Explore tips to help you make the leap from doodling to professional illustration.

Select a focus

Getting into professional illustration requires focus, drive, lots of practice, and getting yourself out there. When you’re pursuing a career in professional illustration, begin by defining your career goals. Do you want to illustrate posters? Children’s books? Icons? Comic strips? Something else? Selecting a focus will narrow your search and help you develop a style.

Build a portfolio

Once you’ve chosen a focus and developed your skills and style, create a portfolio, which is your creative resume. Always demonstrate and display the kind of work you want to get hired to do, knowing that you may need to compromise at times.
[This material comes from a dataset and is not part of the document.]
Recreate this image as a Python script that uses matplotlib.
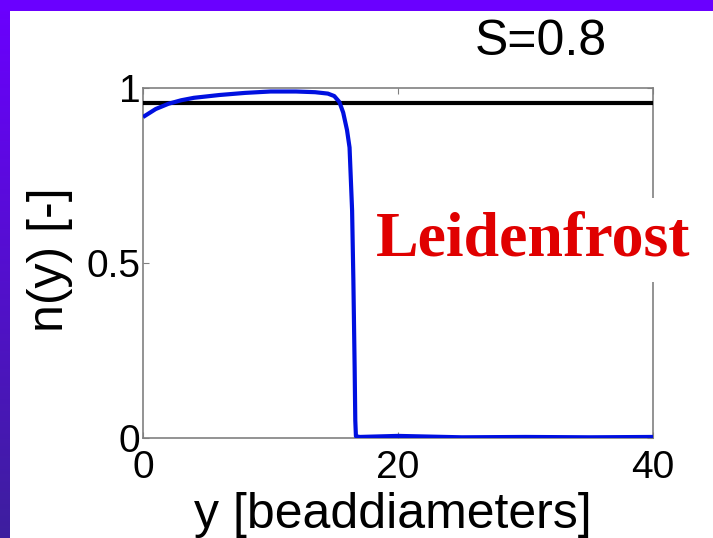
import numpy as np
import matplotlib
matplotlib.use('Agg')
import matplotlib.pyplot as plt
from matplotlib.patches import Rectangle

# n(y) profile for S=0.8
y_pos = [0, 1, 2, 3, 4, 6, 8, 10, 12, 13.5, 14.5, 15.0, 15.4, 15.7, 16.0, 16.2,
         16.4, 16.5, 16.6, 16.65, 16.7, 17, 18, 20, 25, 30, 35, 40]
n_val = [0.917, 0.94, 0.955, 0.965, 0.972, 0.98, 0.986, 0.99, 0.99, 0.988, 0.984,
         0.977, 0.96, 0.93, 0.88, 0.83, 0.65, 0.45, 0.2, 0.05, 0.005, 0.003,
         0.004, 0.006, 0.002, 0.003, 0.002, 0.003]
n_ref = 0.957

x_ticks = [0, 20, 40]
y_ticks = [0, 0.5, 1]
y_ticklabels = ['0', '0.5', '1']

W, H = 713, 538
fig = plt.figure(figsize=(W / 100, H / 100), dpi=100)
fig.patch.set_facecolor('white')

# slide frame: violet strip on top, gradient strip on the left
bg = fig.add_axes([0, 0, 1, 1], zorder=-10)
bg.set_xlim(0, W)
bg.set_ylim(H, 0)
bg.axis('off')
grad = np.linspace(0, 1, 256)[:, None]
top_c = np.array([0.42, 0.0, 1.0])
bot_c = np.array([0.24, 0.12, 0.62])
img = top_c[None, None, :] * (1 - grad[:, :, None]) + bot_c[None, None, :] * grad[:, :, None]
bg.imshow(img, extent=[0, 10, H, 0], aspect='auto')
bg.add_patch(Rectangle((0, 0), W, 11, color='#6a00ff', lw=0))

ax = fig.add_axes([143 / W, 1 - 438 / H, 510 / W, 350 / H])
ax.plot([0, 40], [n_ref, n_ref], color='black', lw=3, zorder=3)
ax.plot(y_pos, n_val, color='#0010e0', lw=3, zorder=4, solid_capstyle='butt')
ax.set_xlim(0, 40)
ax.set_ylim(0, 1)

tfont = dict(family='Liberation Sans', size=28)
lfont = dict(family='Liberation Sans', size=36)
ax.set_xticks(x_ticks)
ax.set_xticklabels([str(t) for t in x_ticks], fontdict=tfont)
ax.set_yticks(y_ticks)
ax.set_yticklabels(y_ticklabels, fontdict=tfont)
ax.tick_params(direction='in', length=4, color='#808080', top=True, right=True)
ax.tick_params(axis='x', pad=9)
ax.tick_params(axis='y', pad=2)
for s in ax.spines.values():
    s.set_color('#808080')
    s.set_linewidth(1.2)

ax.set_xlabel('y [beaddiameters]', fontdict=lfont)
ax.xaxis.set_label_coords(0.489, -0.22)
ax.xaxis.label.set_va('center')
ax.set_ylabel('n(y) [-]', fontdict=lfont)
ax.yaxis.set_label_coords(-0.182, 0.51)
ax.yaxis.label.set_va('center')

fig.text(541 / W, 1 - 42 / H, 'S=0.8', ha='center', va='center', **lfont)

ax.text(533 / W, 1 - 240 / H, 'Leidenfrost', transform=fig.transFigure,
        ha='center', va='center', color='#e00000', fontsize=46,
        family='Liberation Serif', fontweight='bold', zorder=10,
        bbox=dict(boxstyle='square,pad=0.2', facecolor='white', edgecolor='none'))

fig.savefig('out.png', dpi=100)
When creating your portfolio, ask yourself these questions: 

  • Which samples should I include? Focusing on specific types of work will show your specialty and make them relevant to each opportunity.
  • Is my work accessible and easy to find? People are busy. Show your artwork at full size, optimize your files so content loads quickly, and don’t make people click multiple times just to see your work.
  • Does the work I’m including reflect my capabilities as an artist and a professional? The art that took you months to create may be breathtaking, but it’s important to show that you can create great work on time and within budget. 
Graphic design website shown on a desktop computer

Get yourself out there 

A polished portfolio should never replace networking. Get out there—attend industry events, send out emails pitching your services, and build your social media following. Getting the attention of art directors and possibly even an agent will require some effort, but it’s a worthwhile investment in your short and long-term success.

Graphic design post on instagram account shown on a phone

Be professional

People who hire artists are doing so because they have a specific need that requires your skillset. Once you’ve been hired, part of your job is finding out what that need is. Be clear in your communication and ask a lot of questions.

Art may be a creative field, but it’s also a business. To be successful, you need to be creative and professional. Communicating well and delivering high-quality work on time will help you build momentum as you develop into a professional artist.